Voor alle nieuwbouw in Nederland gelden normen betreffende de energiezuinigheid van het gebouw, de zogenaamde energieprestatienormen. Deze normen worden vastgesteld door de overheid. In 2005 wordt onderzocht of een aanscherping van de norm voor utiliteitsgebouwen mogelijk is. Onder utiliteitsgebouwen vallen onder andere kantoren, winkels, horeca, scholen, sport accommodaties en zorginstellingen. Een gevolg van het aanscherpen van de norm is dat gebouwen meer energiebesparende eigenschappen en installaties moeten hebben dan nu. Een mogelijke energiebesparende installatie is de warmtepomp. Het geïnstalleerde vermogen van warmtepompen in utiliteitsgebouwen is de laatste jaren gestegen. De vraag is nu of de warmtepompen voldoende marktrijp zijn om bij energieprestatienormen uit te kunnen gaan van een warmtepomp.
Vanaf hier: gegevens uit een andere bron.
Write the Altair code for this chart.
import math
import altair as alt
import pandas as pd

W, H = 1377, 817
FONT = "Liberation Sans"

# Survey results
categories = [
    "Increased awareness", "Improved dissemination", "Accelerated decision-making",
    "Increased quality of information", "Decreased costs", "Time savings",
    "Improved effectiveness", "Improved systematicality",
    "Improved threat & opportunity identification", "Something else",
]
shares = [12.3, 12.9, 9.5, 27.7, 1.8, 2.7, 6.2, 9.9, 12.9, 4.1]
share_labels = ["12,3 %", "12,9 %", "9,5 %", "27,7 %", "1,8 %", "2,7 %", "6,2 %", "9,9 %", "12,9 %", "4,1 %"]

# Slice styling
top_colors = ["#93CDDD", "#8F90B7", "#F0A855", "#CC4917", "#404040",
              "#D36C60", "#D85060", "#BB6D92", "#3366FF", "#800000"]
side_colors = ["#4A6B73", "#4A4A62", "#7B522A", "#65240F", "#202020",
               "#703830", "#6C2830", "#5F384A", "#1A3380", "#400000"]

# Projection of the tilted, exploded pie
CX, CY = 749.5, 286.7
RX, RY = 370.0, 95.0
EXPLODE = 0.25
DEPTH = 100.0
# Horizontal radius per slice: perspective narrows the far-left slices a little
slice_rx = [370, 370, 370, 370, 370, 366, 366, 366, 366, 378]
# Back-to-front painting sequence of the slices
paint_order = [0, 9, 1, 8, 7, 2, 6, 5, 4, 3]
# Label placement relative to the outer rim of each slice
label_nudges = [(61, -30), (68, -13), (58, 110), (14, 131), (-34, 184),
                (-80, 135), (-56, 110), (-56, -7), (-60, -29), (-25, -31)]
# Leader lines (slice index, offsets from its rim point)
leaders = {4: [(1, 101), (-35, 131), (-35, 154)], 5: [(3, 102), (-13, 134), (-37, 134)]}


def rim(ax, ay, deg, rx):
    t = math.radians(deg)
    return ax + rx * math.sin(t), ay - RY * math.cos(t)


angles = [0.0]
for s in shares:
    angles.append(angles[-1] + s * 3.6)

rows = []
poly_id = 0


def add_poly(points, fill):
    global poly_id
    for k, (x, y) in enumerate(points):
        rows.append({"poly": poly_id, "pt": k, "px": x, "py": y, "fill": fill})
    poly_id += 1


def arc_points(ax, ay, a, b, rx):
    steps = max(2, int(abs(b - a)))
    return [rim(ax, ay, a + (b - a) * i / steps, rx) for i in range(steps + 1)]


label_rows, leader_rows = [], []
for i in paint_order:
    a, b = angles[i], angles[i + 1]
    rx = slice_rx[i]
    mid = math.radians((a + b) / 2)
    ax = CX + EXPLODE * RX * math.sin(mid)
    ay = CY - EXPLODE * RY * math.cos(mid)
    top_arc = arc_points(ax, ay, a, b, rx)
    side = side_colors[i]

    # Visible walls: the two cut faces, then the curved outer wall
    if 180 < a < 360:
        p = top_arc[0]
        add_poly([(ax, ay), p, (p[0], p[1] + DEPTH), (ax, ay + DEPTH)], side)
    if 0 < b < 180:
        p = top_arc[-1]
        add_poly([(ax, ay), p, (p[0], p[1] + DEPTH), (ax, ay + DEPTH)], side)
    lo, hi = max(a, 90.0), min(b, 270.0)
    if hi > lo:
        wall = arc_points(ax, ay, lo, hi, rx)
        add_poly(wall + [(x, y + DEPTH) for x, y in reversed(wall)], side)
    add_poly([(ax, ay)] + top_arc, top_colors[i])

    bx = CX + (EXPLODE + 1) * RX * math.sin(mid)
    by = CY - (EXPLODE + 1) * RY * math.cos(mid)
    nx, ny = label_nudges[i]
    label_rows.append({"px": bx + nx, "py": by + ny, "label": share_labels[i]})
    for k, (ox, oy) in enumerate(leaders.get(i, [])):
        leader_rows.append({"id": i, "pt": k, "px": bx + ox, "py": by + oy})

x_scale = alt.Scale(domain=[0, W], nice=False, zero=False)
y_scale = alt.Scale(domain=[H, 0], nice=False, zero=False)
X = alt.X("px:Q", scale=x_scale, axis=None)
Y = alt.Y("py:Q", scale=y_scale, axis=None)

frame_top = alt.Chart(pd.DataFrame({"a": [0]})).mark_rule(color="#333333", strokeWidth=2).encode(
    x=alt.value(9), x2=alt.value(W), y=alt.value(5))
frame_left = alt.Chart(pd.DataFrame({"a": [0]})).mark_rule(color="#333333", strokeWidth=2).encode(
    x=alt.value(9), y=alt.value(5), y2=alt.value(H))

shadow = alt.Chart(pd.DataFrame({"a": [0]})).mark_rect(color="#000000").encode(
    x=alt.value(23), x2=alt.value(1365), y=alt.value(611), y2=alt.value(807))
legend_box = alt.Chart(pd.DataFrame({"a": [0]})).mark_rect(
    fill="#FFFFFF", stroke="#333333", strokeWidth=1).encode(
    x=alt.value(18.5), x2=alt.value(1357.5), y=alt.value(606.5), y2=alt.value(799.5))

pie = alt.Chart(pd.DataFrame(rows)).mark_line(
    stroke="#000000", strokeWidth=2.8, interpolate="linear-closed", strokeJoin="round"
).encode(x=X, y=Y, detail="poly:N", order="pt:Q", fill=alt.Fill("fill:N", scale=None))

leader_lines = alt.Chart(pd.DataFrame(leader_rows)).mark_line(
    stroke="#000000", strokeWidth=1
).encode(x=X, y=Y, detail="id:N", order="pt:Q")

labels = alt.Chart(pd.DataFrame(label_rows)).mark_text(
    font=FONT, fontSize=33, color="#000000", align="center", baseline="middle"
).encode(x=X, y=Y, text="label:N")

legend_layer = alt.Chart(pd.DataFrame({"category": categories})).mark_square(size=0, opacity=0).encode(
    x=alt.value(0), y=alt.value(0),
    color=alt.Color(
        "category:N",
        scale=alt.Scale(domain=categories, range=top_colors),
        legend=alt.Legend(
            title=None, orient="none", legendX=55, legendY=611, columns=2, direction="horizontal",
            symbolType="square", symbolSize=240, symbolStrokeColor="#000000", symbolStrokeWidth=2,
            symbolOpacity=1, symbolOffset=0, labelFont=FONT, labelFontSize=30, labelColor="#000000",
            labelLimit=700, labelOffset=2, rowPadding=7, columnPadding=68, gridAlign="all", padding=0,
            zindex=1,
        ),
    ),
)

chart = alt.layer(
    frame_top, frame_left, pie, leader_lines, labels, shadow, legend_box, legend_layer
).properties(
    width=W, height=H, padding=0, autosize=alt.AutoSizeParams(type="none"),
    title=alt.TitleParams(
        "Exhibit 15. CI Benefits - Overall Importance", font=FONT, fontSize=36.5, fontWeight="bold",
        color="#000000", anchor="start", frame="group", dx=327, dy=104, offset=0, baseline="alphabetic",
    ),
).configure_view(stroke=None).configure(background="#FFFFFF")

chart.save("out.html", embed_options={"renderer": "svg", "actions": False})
Eén van de indicatoren voor het marktrijp zijn, is de reeds gerealiseerde afzet van warmtepompen in de utiliteit. In de reguliere publicatie over duurzame energie besteedt het CBS daar al aandacht aan, maar in het kader van de discussie over de marktrijpheid van warmtepompen en de energieprestatienormen bleek een detaillering van deze informatie over verschillende categorieën utiliteitsgebouwen wenselijk. Dit artikel geeft aan in hoeverre het mogelijk is een verdere uitsplitsing te maken op basis van de bij het CBS aanwezige data.
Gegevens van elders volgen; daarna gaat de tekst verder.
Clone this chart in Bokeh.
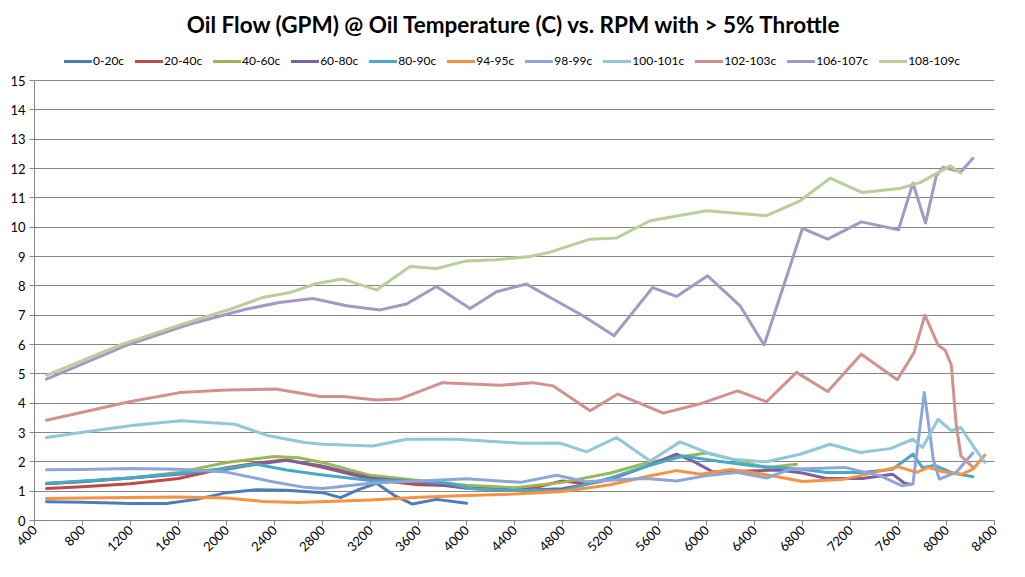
import math
from bokeh.plotting import figure
from bokeh.models import Range1d, FixedTicker, Legend, LegendItem
from bokeh.embed import file_html
from bokeh.resources import INLINE

TITLE = "Oil Flow (GPM) @ Oil Temperature (C) vs. RPM with > 5% Throttle"

x_ticks = [400, 800, 1200, 1600, 2000, 2400, 2800, 3200, 3600, 4000, 4400,
           4800, 5200, 5600, 6000, 6400, 6800, 7200, 7600, 8000, 8400]
y_ticks = [0, 1, 2, 3, 4, 5, 6, 7, 8, 9, 10, 11, 12, 13, 14, 15]

names = ["0-20c", "20-40c", "40-60c", "60-80c", "80-90c", "94-95c",
         "98-99c", "100-101c", "102-103c", "106-107c", "108-109c"]
colors = ["#4A7EBB", "#BE4B48", "#98B954", "#7D60A0", "#46AAC5", "#F69240",
          "#8EA6D7", "#8FC8DA", "#D4908E", "#A797C3", "#B7D09A"]

rpm_0_20 = [500, 800, 1200, 1500, 1750, 2000, 2250, 2500, 2800, 2950, 3100, 3250, 3400, 3550, 3750, 4000]
gpm_0_20 = [0.64, 0.62, 0.58, 0.58, 0.72, 0.95, 1.05, 1.03, 0.95, 0.78, 1.05, 1.27, 0.85, 0.56, 0.72, 0.59]

rpm_20_40 = [500, 800, 1200, 1600, 2000, 2250, 2500, 2800, 3200, 3600, 4000, 4400, 4600, 4800, 5000]
gpm_20_40 = [1.09, 1.15, 1.25, 1.43, 1.80, 1.95, 2.07, 1.81, 1.41, 1.22, 1.18, 1.08, 1.15, 1.35, 1.25]

rpm_40_60 = [500, 800, 1200, 1600, 2000, 2400, 2600, 2800, 3200, 3600, 4000, 4400, 4800, 5200,
             5500, 5800, 6000, 6200, 6500, 6750]
gpm_40_60 = [1.26, 1.32, 1.45, 1.64, 1.98, 2.18, 2.14, 1.98, 1.54, 1.36, 1.20, 1.12, 1.30, 1.62,
             1.96, 2.18, 2.30, 2.10, 1.80, 1.92]

rpm_60_80 = [500, 800, 1200, 1600, 2000, 2250, 2500, 2800, 3200, 3600, 4000, 4400, 4800, 5200,
             5500, 5750, 5900, 6050, 6350, 6600, 6800, 7000, 7300, 7550, 7650, 7700]
gpm_60_80 = [1.25, 1.33, 1.45, 1.58, 1.75, 1.92, 2.05, 1.86, 1.45, 1.30, 1.10, 1.02, 1.08, 1.40,
             1.85, 2.26, 2.00, 1.66, 1.69, 1.72, 1.62, 1.43, 1.43, 1.58, 1.27, 1.24]

rpm_80_90 = [500, 800, 1200, 1600, 2000, 2250, 2500, 2800, 3200, 3600, 3850, 4050, 4400, 4800,
             5200, 5500, 5800, 6100, 6400, 6800, 7000, 7300, 7550, 7720, 7800, 7900, 8050, 8220]
gpm_80_90 = [1.27, 1.35, 1.45, 1.60, 1.78, 1.92, 1.72, 1.55, 1.36, 1.34, 1.27, 1.08, 1.02, 1.02,
             1.45, 1.85, 2.20, 2.02, 1.86, 1.75, 1.64, 1.64, 1.75, 2.26, 1.80, 1.88, 1.62, 1.49]

rpm_94_95 = [500, 800, 1200, 1600, 2000, 2300, 2600, 3200, 3600, 4000, 4400, 4800, 5200, 5500,
             5750, 5950, 6200, 6500, 6800, 7150, 7400, 7600, 7750, 7850, 7970, 8130, 8220, 8320]
gpm_94_95 = [0.75, 0.77, 0.78, 0.80, 0.77, 0.65, 0.61, 0.70, 0.79, 0.85, 0.90, 0.99, 1.22, 1.50,
             1.70, 1.58, 1.74, 1.56, 1.33, 1.41, 1.64, 1.83, 1.64, 1.81, 1.66, 1.58, 1.75, 2.23]

rpm_98_99 = [500, 800, 1200, 1600, 2000, 2350, 2650, 2800, 3200, 3600, 4000, 4450, 4750, 5000,
             5250, 5500, 5750, 6000, 6250, 6500, 6700, 7150, 7450, 7630, 7720, 7815, 7890, 7940,
             8080, 8220]
gpm_98_99 = [1.73, 1.74, 1.77, 1.75, 1.65, 1.35, 1.13, 1.09, 1.27, 1.35, 1.42, 1.30, 1.54, 1.32,
             1.39, 1.43, 1.35, 1.53, 1.64, 1.45, 1.75, 1.81, 1.52, 1.18, 1.24, 4.36, 2.09, 1.41,
             1.64, 2.30]

rpm_100_101 = [500, 950, 1230, 1620, 2070, 2340, 2650, 2800, 3220, 3500, 3910, 4470, 4780, 5000,
               5250, 5530, 5780, 6000, 6220, 6500, 6780, 7030, 7280, 7530, 7720, 7800, 7930,
               8040, 8120, 8220, 8320]
gpm_100_101 = [2.83, 3.09, 3.25, 3.40, 3.28, 2.90, 2.66, 2.60, 2.54, 2.77, 2.77, 2.63, 2.64, 2.34,
               2.83, 2.03, 2.68, 2.32, 2.09, 2.00, 2.26, 2.60, 2.32, 2.45, 2.77, 2.49, 3.45,
               3.06, 3.17, 2.55, 1.98]

rpm_102_103 = [500, 1190, 1610, 2000, 2410, 2780, 2970, 3250, 3440, 3800, 4280, 4550, 4720, 5030,
               5260, 5640, 5940, 6260, 6500, 6750, 7010, 7290, 7590, 7730, 7820, 7930, 7990,
               8040, 8080, 8120, 8220]
gpm_102_103 = [3.42, 4.05, 4.36, 4.45, 4.48, 4.23, 4.23, 4.11, 4.14, 4.70, 4.61, 4.70, 4.59, 3.74,
               4.31, 3.66, 3.97, 4.42, 4.05, 5.05, 4.40, 5.67, 4.80, 5.73, 7.00, 5.98, 5.80,
               5.30, 3.30, 2.20, 1.81]

rpm_106_107 = [500, 1190, 1690, 2160, 2440, 2720, 3000, 3280, 3500, 3750, 4030, 4250, 4500, 4720,
               4970, 5230, 5550, 5750, 6010, 6280, 6480, 6800, 7010, 7290, 7600, 7720, 7825,
               7915, 7970, 8120, 8220]
gpm_106_107 = [4.82, 6.01, 6.69, 7.20, 7.43, 7.57, 7.32, 7.18, 7.38, 7.98, 7.23, 7.80, 8.06, 7.55,
               6.98, 6.30, 7.94, 7.64, 8.34, 7.32, 5.98, 9.96, 9.59, 10.18, 9.91, 11.50, 10.14,
               11.75, 12.04, 11.89, 12.35]

rpm_108_109 = [500, 1110, 1690, 2030, 2300, 2530, 2750, 2970, 3250, 3530, 3750, 4000, 4250, 4530,
               4690, 5030, 5250, 5530, 6000, 6500, 6780, 7030, 7300, 7610, 7780, 8030, 8120]
gpm_108_109 = [4.95, 5.98, 6.77, 7.20, 7.60, 7.77, 8.08, 8.23, 7.86, 8.66, 8.59, 8.85, 8.89, 9.00,
               9.14, 9.59, 9.63, 10.22, 10.56, 10.39, 10.90, 11.67, 11.18, 11.32, 11.52, 12.09, 11.84]

series_x = [rpm_0_20, rpm_20_40, rpm_40_60, rpm_60_80, rpm_80_90, rpm_94_95,
            rpm_98_99, rpm_100_101, rpm_102_103, rpm_106_107, rpm_108_109]
series_y = [gpm_0_20, gpm_20_40, gpm_40_60, gpm_60_80, gpm_80_90, gpm_94_95,
            gpm_98_99, gpm_100_101, gpm_102_103, gpm_106_107, gpm_108_109]

FONT = "Lato"
GRID = "#868686"

# frame spans fig y 37..520; value 15 sits at fig y 80 -> head-room for the legend
Y_TOP = 15 * 483 / 440

p = figure(width=1009, height=561, output_backend="svg", toolbar_location=None,
           x_range=Range1d(400, 8400), y_range=Range1d(0, Y_TOP),
           min_border_left=34, min_border_right=15, min_border_top=37, min_border_bottom=41,
           title=TITLE)
p.outline_line_color = None
p.background_fill_color = "white"
p.border_fill_color = "white"

p.title.align = "center"
p.title.text_font = FONT
p.title.text_font_size = "22.5px"
p.title.text_font_style = "bold"
p.title.text_color = "#000000"
p.title.offset = 0
p.title.standoff = 0

p.xaxis.ticker = FixedTicker(ticks=x_ticks)
p.yaxis.ticker = FixedTicker(ticks=y_ticks)
p.yaxis.bounds = (0, 15)
for ax in (p.xaxis[0], p.yaxis[0]):
    ax.axis_line_color = GRID
    ax.major_tick_line_color = GRID
    ax.minor_tick_line_color = None
    ax.major_tick_in = 0
    ax.major_tick_out = 5
    ax.major_label_text_font = FONT
    ax.major_label_text_font_size = "13px"
    ax.major_label_text_color = "#000000"
p.xaxis.major_label_orientation = math.pi / 4
p.xaxis.major_label_standoff = 2
p.yaxis.major_label_standoff = 4
p.xgrid.grid_line_color = None
p.ygrid.grid_line_color = GRID
p.ygrid.grid_line_width = 1

items = []
for name, col, xs, ys in zip(names, colors, series_x, series_y):
    r = p.line(xs, ys, line_color=col, line_width=3, line_join="round", line_cap="round")
    items.append(LegendItem(label=name, renderers=[r]))

legend = Legend(items=items, orientation="horizontal", location=(30, 452),
                label_text_font=FONT, label_text_font_size="12px", label_text_color="#000000",
                glyph_width=28, glyph_height=12, label_standoff=1, spacing=11,
                padding=0, margin=0, border_line_color=None, background_fill_alpha=0)
p.add_layout(legend, "center")

open("out.html", "w").write(file_html(p, INLINE))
De gegevens over de afzet van de warmtepompen zijn afkomstig van de leveranciers. Het blijkt dat het voor de leveranciers steeds lastiger wordt om gegevens te leveren over de deelsectoren van de utiliteit waar de warmtepompen geplaatst worden. Daarom is in 2002 al voor een groot deel gestopt met het waarnemen van de deelsectoren en is het CBS er in 2003 helemaal mee gestopt. Toch zijn voor de jaren 2000 t/m 2002 wel wat gegevens beschikbaar, indien er wordt gemiddeld over de jaren (zie onderstaande tabel).

Het blijkt dat voor tweederde van de in de utiliteit geplaatste warmtepompen niet duidelijk is in welke deelsector ze geplaatst zijn. Voor eenderde is er wel een indicatie. Verreweg het grootste deel wordt geplaatst bij kantoren. Daarnaast worden warmtepompen geplaatst bij de zwembaden en bij winkels. Bij onderwijsgebouwen zijn ook enkele warmtepompen geplaatst, maar het aandeel binnen het totaal is kleiner dan 0,5 procent. De gegevens in Tabel 1 moeten met voorzichtigheid gebruikt worden vanwege de grote groep warmtepompen waarover niets bekend is en vanwege het geringe aantal waarnemingen.